What you are asked to do:
Return the material exactly, first line through the line containing "import plotly.graph_objects as go", and nothing more. Pictures stay out.

-- begin --

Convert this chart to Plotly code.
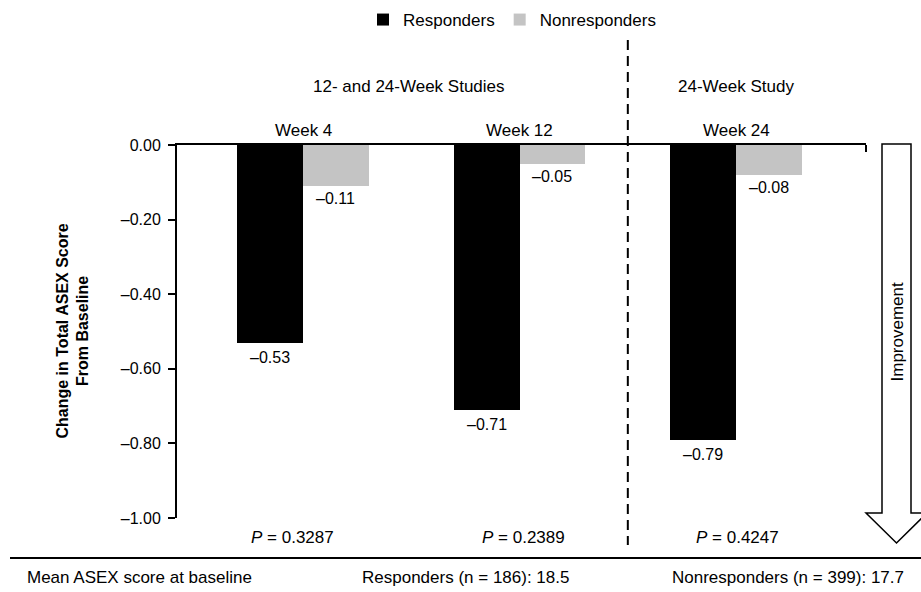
import plotly.graph_objects as go

# ---- data ----
weeks = ["Week 4", "Week 12", "Week 24"]
responders = [-0.53, -0.71, -0.79]
nonresponders = [-0.11, -0.05, -0.08]
p_values = ["0.3287", "0.2389", "0.4247"]
study_groups = ["12- and 24-Week Studies", "24-Week Study"]
baseline_texts = ["Mean ASEX score at baseline",
                  "Responders (n = 186): 18.5",
                  "Nonresponders (n = 399): 17.7"]
y_ticks = [0.0, -0.2, -0.4, -0.6, -0.8, -1.0]

FONT = "Liberation Sans, Arial, sans-serif"
BLACK = "#000000"
GRAY = "#c4c4c4"


def fmt(v):
    s = f"{abs(v):.2f}"
    return ("\u2013" + s) if v < 0 else s


xs = list(range(len(weeks)))
W = 0.304

fig = go.Figure()
fig.add_trace(go.Bar(x=xs, y=responders, name="Responders", marker_color=BLACK,
                     width=W, offset=-W, marker_line_width=0))
fig.add_trace(go.Bar(x=xs, y=nonresponders, name="Nonresponders", marker_color=GRAY,
                     width=W, offset=0, marker_line_width=0))


def px(x):
    return (x - 177) / 689


def py(y):
    return (518 - y) / 373


ann = []
# value labels
for i, v in enumerate(responders):
    ann.append(dict(x=i - W / 2, y=v, xref="x", yref="y", text=fmt(v), showarrow=False,
                    xanchor="center", yanchor="top", yshift=-4, font=dict(size=16)))
for i, v in enumerate(nonresponders):
    ann.append(dict(x=i + W / 2, y=v, xref="x", yref="y", text=fmt(v), showarrow=False,
                    xanchor="center", yanchor="top", yshift=-2, font=dict(size=16)))
# P values
p_shift = [-11, 4, 1]
for i, p in enumerate(p_values):
    ann.append(dict(x=i, y=py(537), xref="x", yref="paper", text=f"<i>P</i> = {p}",
                    showarrow=False, xanchor="center", yanchor="middle",
                    xshift=p_shift[i], font=dict(size=17)))
# study group headers
ann.append(dict(x=0.49, y=py(87), xref="x", yref="paper", text=study_groups[0],
                showarrow=False, xanchor="center", yanchor="middle", font=dict(size=17)))
ann.append(dict(x=2.0, y=py(87), xref="x", yref="paper", text=study_groups[1],
                showarrow=False, xanchor="center", yanchor="middle", font=dict(size=17)))
# week labels
for i, w in enumerate(weeks):
    ann.append(dict(x=i, y=py(130), xref="x", yref="paper", text=w, showarrow=False,
                    xanchor="center", yanchor="middle", font=dict(size=17)))
# y title
ann.append(dict(x=px(72), y=0.5, xref="paper", yref="paper",
                text="<b>Change in Total ASEX Score<br>From Baseline</b>",
                textangle=-90, showarrow=False, xanchor="center", yanchor="middle",
                font=dict(size=16)))
# baseline row
ann.append(dict(x=px(25), y=py(577), xref="paper", yref="paper", text=baseline_texts[0],
                xanchor="left", yanchor="middle", showarrow=False, font=dict(size=17)))
ann.append(dict(x=px(465), y=py(577), xref="paper", yref="paper", text=baseline_texts[1],
                xanchor="center", yanchor="middle", showarrow=False, font=dict(size=17)))
ann.append(dict(x=px(788), y=py(577), xref="paper", yref="paper", text=baseline_texts[2],
                xanchor="center", yanchor="middle", showarrow=False, font=dict(size=17)))
# improvement label
ann.append(dict(x=px(896.5), y=py(332), xref="paper", yref="paper", text="Improvement",
                textangle=-90, showarrow=False, xanchor="center", yanchor="middle",
                font=dict(size=17)))

arrow = (f"M {px(882)},{py(144)} L {px(911)},{py(144)} L {px(911)},{py(513)} "
         f"L {px(927)},{py(513)} L {px(896.5)},{py(543)} L {px(866)},{py(513)} "
         f"L {px(882)},{py(513)} Z")

shapes = [
    # dashed divider
    dict(type="line", xref="x", yref="paper", x0=1.5, x1=1.5, y0=py(40), y1=py(545),
         line=dict(color=BLACK, width=2, dash="10px,6px")),
    # top axis right end tick
    dict(type="line", xref="paper", yref="paper", x0=1, x1=1, y0=1, y1=py(152),
         line=dict(color=BLACK, width=2)),
    # bottom separator
    dict(type="line", xref="paper", yref="paper", x0=px(10), x1=px(921), y0=py(558), y1=py(558),
         line=dict(color=BLACK, width=2)),
    # arrow
    dict(type="path", xref="paper", yref="paper", path=arrow, layer="below",
         line=dict(color=BLACK, width=1.5), fillcolor="white"),
]

fig.update_layout(
    width=921, height=592,
    margin=dict(l=177, r=55, t=145, b=74, autoexpand=False),
    paper_bgcolor="white", plot_bgcolor="rgba(0,0,0,0)",
    font=dict(family=FONT, size=16, color=BLACK),
    showlegend=True,
    legend=dict(orientation="h", x=px(512), y=py(20), xanchor="center", yanchor="middle",
                font=dict(size=17), traceorder="normal", bgcolor="rgba(0,0,0,0)"),
    xaxis=dict(range=[-0.582, 2.600], showgrid=False, zeroline=False, showline=True,
               linecolor=BLACK, linewidth=2, side="top", showticklabels=False, ticks="",
               fixedrange=True),
    yaxis=dict(range=[-1.0, 0.0], tickvals=y_ticks,
               ticktext=[fmt(v) if v != 0 else "0.00" for v in y_ticks],
               showgrid=False, zeroline=False, showline=True, linecolor=BLACK, linewidth=2,
               ticks="outside", ticklen=7, tickwidth=2, tickcolor=BLACK,
               tickfont=dict(size=16), ticklabelstandoff=4),
    annotations=ann,
    shapes=shapes,
    bargap=0,
)

fig.write_html("out.html", config={"displayModeBar": False},
               post_script="document.body.style.margin='0';document.body.style.overflow='hidden';")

-- end --

Reply:
Convert this chart to Plotly code.
import plotly.graph_objects as go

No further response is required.